### Problem statement
Copy out every line containing the word "diagram".
+++ Data for the task +++
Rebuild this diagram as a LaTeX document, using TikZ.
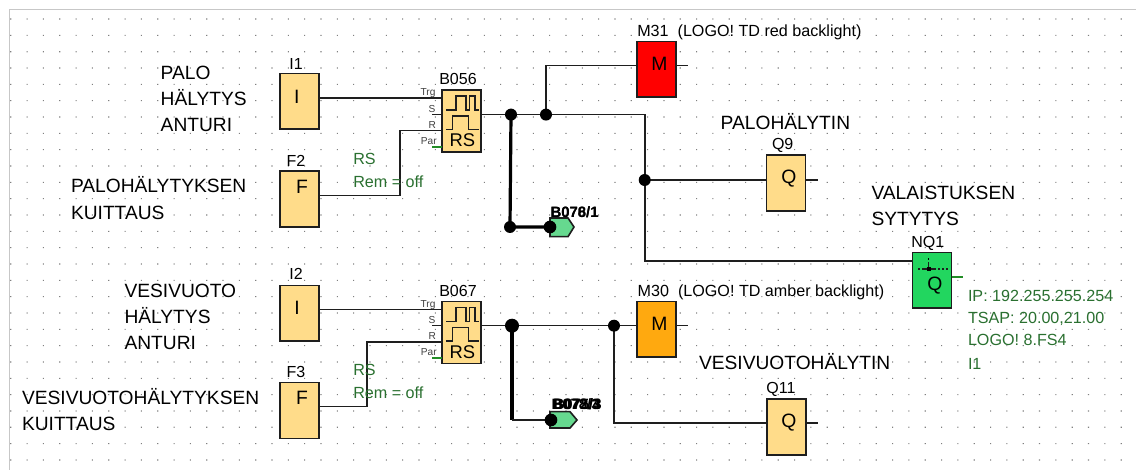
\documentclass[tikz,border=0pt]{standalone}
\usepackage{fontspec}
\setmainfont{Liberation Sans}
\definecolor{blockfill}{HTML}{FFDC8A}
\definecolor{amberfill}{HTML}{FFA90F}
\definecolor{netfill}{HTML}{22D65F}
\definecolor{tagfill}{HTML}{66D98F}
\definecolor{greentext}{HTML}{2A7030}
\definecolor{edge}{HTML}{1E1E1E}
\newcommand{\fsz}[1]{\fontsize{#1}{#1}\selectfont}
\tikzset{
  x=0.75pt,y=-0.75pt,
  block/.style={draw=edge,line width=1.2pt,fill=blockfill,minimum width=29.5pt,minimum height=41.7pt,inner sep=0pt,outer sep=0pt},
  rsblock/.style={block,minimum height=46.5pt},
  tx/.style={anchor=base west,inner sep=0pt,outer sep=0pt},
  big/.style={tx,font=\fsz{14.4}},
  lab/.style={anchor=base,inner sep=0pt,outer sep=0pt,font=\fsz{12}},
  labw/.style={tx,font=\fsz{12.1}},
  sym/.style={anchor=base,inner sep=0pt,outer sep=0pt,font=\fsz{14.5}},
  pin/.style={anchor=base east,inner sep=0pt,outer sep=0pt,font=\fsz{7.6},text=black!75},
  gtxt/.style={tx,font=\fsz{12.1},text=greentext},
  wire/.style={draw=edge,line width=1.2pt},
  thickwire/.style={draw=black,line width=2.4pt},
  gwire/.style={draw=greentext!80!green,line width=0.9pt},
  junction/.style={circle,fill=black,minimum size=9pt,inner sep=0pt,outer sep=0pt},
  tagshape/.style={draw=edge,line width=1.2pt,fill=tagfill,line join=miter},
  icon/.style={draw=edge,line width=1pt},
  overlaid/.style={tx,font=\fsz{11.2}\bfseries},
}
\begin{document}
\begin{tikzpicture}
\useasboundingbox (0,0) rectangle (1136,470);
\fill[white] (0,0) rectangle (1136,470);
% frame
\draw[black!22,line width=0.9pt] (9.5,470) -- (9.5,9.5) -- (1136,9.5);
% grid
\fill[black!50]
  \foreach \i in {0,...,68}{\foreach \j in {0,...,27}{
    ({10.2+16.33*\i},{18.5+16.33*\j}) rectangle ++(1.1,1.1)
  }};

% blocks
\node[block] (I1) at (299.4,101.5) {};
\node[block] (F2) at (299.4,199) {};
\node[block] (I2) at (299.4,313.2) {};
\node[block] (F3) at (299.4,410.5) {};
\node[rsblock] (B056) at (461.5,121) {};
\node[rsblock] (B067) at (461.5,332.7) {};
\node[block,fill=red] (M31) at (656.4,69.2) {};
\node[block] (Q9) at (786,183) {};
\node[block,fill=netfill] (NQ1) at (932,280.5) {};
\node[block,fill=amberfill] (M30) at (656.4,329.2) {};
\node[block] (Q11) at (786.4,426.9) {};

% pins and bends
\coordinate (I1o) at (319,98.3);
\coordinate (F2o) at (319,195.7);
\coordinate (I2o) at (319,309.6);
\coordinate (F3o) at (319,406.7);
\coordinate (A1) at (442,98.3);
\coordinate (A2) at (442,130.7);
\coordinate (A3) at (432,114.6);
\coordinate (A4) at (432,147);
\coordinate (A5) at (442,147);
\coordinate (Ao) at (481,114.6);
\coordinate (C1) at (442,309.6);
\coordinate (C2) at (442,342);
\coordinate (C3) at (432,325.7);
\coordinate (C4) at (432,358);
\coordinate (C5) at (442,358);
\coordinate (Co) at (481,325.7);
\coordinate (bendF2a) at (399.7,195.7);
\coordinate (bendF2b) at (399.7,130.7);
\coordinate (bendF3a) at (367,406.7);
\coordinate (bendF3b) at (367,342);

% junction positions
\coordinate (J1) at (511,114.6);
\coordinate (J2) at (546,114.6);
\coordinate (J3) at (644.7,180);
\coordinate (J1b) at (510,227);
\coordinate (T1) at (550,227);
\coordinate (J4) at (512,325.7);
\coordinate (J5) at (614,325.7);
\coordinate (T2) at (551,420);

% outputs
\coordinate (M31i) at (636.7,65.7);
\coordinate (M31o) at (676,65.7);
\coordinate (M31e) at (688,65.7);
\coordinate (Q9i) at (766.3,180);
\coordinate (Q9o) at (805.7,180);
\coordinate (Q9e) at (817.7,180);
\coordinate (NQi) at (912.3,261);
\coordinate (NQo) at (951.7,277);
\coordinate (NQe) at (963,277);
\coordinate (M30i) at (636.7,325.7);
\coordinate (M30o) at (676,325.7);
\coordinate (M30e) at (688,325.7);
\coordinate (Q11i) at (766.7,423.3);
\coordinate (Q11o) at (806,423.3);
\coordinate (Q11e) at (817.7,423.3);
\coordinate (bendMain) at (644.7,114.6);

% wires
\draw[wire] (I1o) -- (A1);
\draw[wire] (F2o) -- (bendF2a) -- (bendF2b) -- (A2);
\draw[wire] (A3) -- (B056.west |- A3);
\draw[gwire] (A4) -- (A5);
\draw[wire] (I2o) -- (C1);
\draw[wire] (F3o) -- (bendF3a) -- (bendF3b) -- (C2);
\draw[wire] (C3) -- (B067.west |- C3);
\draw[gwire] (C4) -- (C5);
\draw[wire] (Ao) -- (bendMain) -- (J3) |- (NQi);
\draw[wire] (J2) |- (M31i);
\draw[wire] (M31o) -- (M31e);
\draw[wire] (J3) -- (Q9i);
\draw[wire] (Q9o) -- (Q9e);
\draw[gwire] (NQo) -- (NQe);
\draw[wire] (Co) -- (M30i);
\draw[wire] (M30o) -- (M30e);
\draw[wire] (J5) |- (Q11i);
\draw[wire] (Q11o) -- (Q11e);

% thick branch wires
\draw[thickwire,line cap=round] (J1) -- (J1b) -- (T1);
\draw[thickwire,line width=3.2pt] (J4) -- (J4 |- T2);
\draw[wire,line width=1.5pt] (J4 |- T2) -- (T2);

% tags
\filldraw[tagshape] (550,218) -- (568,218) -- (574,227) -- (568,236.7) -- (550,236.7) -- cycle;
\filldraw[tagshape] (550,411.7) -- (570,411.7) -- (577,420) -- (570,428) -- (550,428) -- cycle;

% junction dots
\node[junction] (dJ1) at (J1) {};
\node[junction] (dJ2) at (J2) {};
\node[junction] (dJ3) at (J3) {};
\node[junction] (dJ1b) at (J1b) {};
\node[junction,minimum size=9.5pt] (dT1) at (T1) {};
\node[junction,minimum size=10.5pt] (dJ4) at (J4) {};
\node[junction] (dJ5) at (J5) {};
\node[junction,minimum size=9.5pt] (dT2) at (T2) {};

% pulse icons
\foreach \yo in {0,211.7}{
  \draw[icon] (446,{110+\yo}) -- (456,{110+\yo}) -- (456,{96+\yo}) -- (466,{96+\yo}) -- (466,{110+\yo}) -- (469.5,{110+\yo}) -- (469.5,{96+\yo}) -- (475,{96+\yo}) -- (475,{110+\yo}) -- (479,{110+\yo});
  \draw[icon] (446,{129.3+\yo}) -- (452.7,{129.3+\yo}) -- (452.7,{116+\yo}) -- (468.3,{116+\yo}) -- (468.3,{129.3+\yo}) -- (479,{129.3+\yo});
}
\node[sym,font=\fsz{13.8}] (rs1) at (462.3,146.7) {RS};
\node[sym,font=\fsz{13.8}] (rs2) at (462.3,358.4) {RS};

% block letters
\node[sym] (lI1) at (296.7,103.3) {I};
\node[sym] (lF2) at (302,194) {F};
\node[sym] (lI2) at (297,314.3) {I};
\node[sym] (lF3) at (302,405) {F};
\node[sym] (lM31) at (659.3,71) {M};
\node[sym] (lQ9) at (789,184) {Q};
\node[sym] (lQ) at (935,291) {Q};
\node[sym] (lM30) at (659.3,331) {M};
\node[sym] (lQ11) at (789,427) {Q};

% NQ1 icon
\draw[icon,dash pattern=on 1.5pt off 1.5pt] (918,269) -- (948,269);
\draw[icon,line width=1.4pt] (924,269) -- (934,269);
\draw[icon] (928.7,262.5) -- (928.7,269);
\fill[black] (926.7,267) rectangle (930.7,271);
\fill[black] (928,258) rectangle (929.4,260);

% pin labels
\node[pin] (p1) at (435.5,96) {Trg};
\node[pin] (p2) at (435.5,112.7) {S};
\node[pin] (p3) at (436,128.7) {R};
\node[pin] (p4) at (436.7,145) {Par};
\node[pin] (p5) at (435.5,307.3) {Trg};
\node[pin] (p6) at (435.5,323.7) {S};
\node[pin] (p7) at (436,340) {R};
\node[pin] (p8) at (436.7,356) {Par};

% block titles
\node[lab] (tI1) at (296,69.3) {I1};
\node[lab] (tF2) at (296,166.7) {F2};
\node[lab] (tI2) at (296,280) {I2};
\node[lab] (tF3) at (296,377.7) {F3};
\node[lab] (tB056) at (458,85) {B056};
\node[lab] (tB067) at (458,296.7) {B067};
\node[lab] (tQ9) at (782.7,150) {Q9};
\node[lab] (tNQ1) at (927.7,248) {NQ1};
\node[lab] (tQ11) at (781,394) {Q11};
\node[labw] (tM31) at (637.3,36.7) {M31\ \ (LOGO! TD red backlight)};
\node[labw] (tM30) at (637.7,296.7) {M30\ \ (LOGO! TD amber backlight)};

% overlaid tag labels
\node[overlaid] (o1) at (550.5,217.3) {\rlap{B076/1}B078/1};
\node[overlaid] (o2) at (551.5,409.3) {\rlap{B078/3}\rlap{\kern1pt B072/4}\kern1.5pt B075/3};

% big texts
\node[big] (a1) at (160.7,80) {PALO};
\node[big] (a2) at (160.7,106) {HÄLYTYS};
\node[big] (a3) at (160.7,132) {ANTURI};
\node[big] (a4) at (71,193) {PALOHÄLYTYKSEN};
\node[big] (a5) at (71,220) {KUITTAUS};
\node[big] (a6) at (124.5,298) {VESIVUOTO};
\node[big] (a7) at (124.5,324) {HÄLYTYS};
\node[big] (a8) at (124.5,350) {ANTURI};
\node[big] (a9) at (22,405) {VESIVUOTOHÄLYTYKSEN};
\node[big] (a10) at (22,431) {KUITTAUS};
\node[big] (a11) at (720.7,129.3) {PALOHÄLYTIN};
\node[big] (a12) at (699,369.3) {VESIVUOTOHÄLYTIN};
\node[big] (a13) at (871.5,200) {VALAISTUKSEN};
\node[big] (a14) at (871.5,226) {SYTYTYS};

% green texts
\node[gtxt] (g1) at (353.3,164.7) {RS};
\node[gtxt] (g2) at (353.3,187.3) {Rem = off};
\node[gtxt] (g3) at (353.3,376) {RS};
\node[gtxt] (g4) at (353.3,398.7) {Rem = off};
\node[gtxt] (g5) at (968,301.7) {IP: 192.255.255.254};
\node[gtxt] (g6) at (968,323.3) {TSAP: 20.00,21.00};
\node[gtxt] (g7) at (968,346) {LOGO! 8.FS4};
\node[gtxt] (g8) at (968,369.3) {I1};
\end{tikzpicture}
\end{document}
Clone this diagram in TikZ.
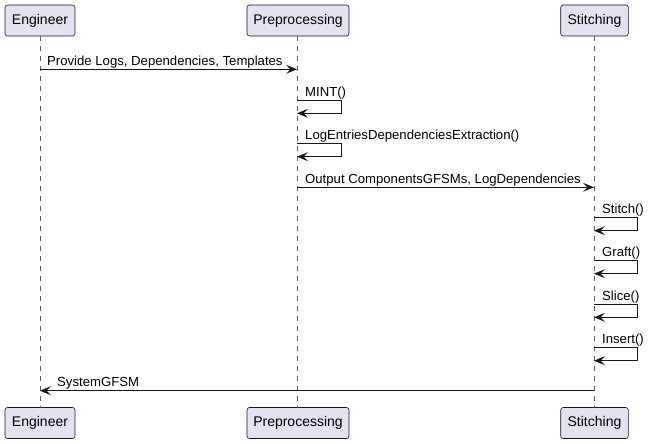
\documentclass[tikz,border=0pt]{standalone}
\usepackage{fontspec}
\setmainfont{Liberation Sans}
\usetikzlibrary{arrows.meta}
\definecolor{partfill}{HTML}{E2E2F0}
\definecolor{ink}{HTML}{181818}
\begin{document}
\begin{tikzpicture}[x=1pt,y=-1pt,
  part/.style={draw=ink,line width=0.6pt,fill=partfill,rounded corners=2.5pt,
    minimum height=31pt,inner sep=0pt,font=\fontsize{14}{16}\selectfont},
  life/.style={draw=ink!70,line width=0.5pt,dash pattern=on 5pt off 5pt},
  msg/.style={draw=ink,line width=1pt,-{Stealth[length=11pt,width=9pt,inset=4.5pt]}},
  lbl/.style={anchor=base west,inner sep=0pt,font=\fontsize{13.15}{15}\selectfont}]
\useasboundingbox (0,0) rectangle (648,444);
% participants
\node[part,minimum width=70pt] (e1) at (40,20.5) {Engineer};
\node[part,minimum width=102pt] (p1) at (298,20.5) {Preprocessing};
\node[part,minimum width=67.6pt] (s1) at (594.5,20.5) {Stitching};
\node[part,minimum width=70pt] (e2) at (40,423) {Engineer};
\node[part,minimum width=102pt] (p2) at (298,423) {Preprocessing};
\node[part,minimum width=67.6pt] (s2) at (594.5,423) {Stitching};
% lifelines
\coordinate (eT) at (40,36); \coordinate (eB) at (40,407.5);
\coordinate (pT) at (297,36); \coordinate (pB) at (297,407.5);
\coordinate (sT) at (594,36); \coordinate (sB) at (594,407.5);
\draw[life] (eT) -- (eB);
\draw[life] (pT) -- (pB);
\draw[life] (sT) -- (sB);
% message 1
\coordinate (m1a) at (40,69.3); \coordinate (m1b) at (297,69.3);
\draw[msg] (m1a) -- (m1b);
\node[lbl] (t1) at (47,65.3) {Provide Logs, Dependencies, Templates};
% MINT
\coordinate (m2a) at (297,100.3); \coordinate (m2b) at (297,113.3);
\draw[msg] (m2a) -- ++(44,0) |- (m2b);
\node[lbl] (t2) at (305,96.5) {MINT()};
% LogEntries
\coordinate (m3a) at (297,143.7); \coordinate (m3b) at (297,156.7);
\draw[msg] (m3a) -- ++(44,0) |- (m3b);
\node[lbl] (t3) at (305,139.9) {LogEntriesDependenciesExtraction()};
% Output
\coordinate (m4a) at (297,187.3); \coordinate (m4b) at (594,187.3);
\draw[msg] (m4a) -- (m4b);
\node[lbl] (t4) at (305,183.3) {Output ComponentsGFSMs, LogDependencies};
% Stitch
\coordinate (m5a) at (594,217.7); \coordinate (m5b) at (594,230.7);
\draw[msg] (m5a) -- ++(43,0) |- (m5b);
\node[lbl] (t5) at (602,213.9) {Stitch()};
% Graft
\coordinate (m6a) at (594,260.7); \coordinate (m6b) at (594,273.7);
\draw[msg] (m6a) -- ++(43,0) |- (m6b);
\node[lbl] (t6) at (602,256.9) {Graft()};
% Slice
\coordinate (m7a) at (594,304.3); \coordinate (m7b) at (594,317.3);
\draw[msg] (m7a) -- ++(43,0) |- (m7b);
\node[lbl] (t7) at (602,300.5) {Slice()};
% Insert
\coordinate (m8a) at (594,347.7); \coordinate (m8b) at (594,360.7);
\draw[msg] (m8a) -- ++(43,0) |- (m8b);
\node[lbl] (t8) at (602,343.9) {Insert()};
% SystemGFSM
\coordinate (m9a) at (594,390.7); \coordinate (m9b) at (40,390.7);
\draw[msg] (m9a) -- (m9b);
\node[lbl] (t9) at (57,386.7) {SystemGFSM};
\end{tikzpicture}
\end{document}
+++
### Solution to the exercise
Rebuild this diagram as a LaTeX document, using TikZ.
Clone this diagram in TikZ.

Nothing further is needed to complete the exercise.